## [EXERCISE BRIEF]
Repeat exactly the lines from the start of the records below through the line that contains "const groupColors: Record<string, string>", including both.

— Start of AVAILABLE DATA —

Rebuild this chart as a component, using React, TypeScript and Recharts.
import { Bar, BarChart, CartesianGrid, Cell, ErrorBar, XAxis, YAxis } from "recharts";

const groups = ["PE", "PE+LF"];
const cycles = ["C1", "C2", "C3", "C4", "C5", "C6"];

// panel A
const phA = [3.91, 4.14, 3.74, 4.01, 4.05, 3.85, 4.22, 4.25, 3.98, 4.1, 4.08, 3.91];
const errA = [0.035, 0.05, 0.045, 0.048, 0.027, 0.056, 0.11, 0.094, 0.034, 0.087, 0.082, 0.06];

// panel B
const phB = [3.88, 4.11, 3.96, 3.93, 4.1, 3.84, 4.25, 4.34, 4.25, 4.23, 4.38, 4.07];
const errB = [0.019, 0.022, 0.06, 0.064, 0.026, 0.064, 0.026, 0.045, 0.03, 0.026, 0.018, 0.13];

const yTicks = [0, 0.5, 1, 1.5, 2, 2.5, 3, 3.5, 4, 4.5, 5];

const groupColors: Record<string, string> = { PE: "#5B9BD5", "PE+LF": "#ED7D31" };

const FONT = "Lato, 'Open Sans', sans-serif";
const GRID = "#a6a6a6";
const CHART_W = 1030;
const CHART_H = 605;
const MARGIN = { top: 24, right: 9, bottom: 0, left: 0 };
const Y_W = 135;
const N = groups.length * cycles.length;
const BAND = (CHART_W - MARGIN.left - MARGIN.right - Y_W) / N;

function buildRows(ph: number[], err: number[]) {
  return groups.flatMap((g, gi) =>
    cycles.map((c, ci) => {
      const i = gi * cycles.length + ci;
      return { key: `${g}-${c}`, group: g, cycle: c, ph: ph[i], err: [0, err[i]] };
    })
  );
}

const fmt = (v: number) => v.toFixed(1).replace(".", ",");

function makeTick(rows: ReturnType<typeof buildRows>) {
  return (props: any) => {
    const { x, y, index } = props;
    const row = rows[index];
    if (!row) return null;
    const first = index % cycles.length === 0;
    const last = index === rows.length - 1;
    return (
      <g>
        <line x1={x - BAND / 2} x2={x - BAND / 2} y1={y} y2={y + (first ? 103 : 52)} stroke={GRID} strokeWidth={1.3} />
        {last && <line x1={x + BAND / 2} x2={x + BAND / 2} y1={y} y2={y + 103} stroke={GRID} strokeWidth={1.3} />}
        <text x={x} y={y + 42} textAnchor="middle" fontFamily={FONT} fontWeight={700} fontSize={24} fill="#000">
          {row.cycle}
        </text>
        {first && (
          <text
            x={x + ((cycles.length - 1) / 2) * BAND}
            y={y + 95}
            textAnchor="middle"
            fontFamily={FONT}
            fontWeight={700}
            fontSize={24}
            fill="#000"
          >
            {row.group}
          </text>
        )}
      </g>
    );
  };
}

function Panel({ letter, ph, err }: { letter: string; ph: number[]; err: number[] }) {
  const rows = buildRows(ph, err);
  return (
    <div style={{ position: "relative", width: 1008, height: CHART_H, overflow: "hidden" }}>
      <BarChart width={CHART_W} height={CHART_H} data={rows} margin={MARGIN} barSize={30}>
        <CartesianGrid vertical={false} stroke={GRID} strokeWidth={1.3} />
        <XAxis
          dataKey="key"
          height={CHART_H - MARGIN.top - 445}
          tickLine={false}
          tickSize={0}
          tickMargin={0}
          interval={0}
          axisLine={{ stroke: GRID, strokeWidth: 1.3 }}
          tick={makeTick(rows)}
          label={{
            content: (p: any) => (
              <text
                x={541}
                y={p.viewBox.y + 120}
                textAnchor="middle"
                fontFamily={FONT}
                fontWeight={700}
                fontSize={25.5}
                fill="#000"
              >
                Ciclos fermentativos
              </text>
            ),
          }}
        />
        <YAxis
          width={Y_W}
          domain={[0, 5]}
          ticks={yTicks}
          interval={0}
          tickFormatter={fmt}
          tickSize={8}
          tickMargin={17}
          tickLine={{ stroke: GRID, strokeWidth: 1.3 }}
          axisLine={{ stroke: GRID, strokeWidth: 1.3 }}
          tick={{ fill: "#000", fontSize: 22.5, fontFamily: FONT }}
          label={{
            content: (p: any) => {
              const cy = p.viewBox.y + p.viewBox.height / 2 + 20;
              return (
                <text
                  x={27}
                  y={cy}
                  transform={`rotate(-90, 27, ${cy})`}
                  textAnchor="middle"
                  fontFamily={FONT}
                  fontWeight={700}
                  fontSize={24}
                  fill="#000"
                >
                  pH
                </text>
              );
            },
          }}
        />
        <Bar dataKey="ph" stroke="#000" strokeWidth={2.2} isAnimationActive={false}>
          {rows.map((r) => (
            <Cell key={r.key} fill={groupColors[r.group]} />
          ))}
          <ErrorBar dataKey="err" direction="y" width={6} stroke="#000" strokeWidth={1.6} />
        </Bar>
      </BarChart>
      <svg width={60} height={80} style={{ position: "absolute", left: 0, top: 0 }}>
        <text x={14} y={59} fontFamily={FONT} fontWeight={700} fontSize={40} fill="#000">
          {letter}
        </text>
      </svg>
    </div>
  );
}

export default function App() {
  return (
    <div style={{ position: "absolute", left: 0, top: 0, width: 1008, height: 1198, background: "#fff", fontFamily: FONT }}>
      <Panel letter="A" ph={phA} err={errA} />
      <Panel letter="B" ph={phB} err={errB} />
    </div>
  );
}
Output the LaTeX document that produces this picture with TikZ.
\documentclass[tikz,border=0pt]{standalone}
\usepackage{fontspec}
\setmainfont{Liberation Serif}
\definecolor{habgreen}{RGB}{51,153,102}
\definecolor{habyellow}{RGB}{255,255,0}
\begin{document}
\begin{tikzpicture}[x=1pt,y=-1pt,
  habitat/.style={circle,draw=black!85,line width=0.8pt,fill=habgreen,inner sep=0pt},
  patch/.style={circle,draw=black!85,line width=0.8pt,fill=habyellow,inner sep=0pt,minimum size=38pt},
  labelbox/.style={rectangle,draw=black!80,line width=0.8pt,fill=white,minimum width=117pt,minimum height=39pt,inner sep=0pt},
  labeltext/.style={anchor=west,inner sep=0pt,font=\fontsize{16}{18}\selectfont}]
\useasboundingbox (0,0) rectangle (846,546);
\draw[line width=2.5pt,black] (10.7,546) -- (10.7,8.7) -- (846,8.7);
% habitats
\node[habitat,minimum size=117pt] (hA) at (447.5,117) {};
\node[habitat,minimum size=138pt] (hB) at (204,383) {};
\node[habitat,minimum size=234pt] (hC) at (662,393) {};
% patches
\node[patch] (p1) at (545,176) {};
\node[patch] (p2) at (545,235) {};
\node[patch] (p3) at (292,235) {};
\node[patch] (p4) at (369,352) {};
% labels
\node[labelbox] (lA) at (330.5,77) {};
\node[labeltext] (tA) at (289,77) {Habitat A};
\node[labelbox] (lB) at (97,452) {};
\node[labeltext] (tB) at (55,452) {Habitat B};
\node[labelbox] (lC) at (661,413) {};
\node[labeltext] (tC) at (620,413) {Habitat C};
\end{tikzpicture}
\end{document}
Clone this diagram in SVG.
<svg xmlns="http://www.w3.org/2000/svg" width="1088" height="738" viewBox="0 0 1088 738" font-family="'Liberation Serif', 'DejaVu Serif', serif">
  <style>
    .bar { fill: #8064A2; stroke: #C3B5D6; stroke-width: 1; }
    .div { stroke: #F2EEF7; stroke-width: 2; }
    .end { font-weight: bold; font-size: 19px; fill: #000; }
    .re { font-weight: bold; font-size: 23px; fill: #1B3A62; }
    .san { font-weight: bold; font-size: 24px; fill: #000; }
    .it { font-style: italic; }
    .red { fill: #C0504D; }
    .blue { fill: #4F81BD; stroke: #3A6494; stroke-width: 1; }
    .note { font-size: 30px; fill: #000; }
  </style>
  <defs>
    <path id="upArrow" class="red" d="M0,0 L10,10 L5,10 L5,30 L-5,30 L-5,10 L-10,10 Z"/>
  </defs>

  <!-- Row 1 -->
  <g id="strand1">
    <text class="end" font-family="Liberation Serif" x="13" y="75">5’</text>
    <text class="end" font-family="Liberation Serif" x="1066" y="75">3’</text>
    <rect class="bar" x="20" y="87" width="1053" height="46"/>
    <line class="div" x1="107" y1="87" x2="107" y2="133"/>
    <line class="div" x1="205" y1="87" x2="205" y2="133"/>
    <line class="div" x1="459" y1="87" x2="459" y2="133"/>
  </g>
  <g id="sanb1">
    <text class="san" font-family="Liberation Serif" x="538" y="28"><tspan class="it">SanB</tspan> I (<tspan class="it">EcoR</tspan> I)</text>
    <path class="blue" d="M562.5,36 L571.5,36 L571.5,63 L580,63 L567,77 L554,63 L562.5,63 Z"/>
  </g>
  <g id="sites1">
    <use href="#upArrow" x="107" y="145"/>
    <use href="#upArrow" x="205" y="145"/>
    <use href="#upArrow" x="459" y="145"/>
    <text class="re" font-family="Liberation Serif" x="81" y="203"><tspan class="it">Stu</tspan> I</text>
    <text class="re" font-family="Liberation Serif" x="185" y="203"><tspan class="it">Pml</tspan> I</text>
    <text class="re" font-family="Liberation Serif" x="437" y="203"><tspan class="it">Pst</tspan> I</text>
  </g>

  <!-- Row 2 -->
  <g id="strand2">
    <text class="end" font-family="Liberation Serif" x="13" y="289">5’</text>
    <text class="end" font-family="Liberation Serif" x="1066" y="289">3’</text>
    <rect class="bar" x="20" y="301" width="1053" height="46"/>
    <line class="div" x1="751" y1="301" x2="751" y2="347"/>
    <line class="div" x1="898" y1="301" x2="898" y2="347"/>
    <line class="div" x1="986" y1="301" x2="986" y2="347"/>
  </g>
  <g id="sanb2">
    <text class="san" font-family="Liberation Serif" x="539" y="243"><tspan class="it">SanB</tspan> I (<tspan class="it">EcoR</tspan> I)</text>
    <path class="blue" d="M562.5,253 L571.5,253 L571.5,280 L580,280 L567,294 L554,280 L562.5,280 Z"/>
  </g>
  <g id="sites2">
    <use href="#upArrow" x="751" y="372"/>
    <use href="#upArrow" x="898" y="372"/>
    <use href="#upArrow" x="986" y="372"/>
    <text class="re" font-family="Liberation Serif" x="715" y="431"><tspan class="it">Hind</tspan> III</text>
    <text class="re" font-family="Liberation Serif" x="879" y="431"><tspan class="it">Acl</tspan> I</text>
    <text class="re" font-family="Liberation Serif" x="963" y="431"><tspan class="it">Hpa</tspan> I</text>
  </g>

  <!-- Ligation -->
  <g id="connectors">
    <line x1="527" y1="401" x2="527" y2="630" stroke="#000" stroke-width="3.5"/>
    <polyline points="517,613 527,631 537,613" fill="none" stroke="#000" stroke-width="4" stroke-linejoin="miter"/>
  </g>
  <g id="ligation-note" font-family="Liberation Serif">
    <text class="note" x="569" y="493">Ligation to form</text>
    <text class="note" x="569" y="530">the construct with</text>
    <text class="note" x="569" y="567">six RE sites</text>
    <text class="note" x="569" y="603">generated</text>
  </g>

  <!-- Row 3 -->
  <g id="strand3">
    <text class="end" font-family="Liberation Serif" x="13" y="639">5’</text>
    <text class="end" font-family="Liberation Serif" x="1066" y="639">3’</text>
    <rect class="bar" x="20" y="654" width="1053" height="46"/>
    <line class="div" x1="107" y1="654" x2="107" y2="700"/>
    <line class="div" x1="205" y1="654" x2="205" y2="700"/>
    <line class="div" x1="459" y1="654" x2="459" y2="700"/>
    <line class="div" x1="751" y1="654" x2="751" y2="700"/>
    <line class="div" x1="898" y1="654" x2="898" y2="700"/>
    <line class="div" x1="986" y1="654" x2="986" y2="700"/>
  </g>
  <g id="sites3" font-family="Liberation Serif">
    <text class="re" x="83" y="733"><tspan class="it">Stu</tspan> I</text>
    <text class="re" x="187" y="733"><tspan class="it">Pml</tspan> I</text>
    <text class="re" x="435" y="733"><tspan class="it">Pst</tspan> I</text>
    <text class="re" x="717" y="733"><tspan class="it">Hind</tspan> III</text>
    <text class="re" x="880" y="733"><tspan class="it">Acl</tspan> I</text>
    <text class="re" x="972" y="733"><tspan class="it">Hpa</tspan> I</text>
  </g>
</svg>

— End of AVAILABLE DATA —

## [IN RESPONSE]
Rebuild this chart as a component, using React, TypeScript and Recharts.
import { Bar, BarChart, CartesianGrid, Cell, ErrorBar, XAxis, YAxis } from "recharts";

const groups = ["PE", "PE+LF"];
const cycles = ["C1", "C2", "C3", "C4", "C5", "C6"];

// panel A
const phA = [3.91, 4.14, 3.74, 4.01, 4.05, 3.85, 4.22, 4.25, 3.98, 4.1, 4.08, 3.91];
const errA = [0.035, 0.05, 0.045, 0.048, 0.027, 0.056, 0.11, 0.094, 0.034, 0.087, 0.082, 0.06];

// panel B
const phB = [3.88, 4.11, 3.96, 3.93, 4.1, 3.84, 4.25, 4.34, 4.25, 4.23, 4.38, 4.07];
const errB = [0.019, 0.022, 0.06, 0.064, 0.026, 0.064, 0.026, 0.045, 0.03, 0.026, 0.018, 0.13];

const yTicks = [0, 0.5, 1, 1.5, 2, 2.5, 3, 3.5, 4, 4.5, 5];

const groupColors: Record<string, string> = { PE: "#5B9BD5", "PE+LF": "#ED7D31" };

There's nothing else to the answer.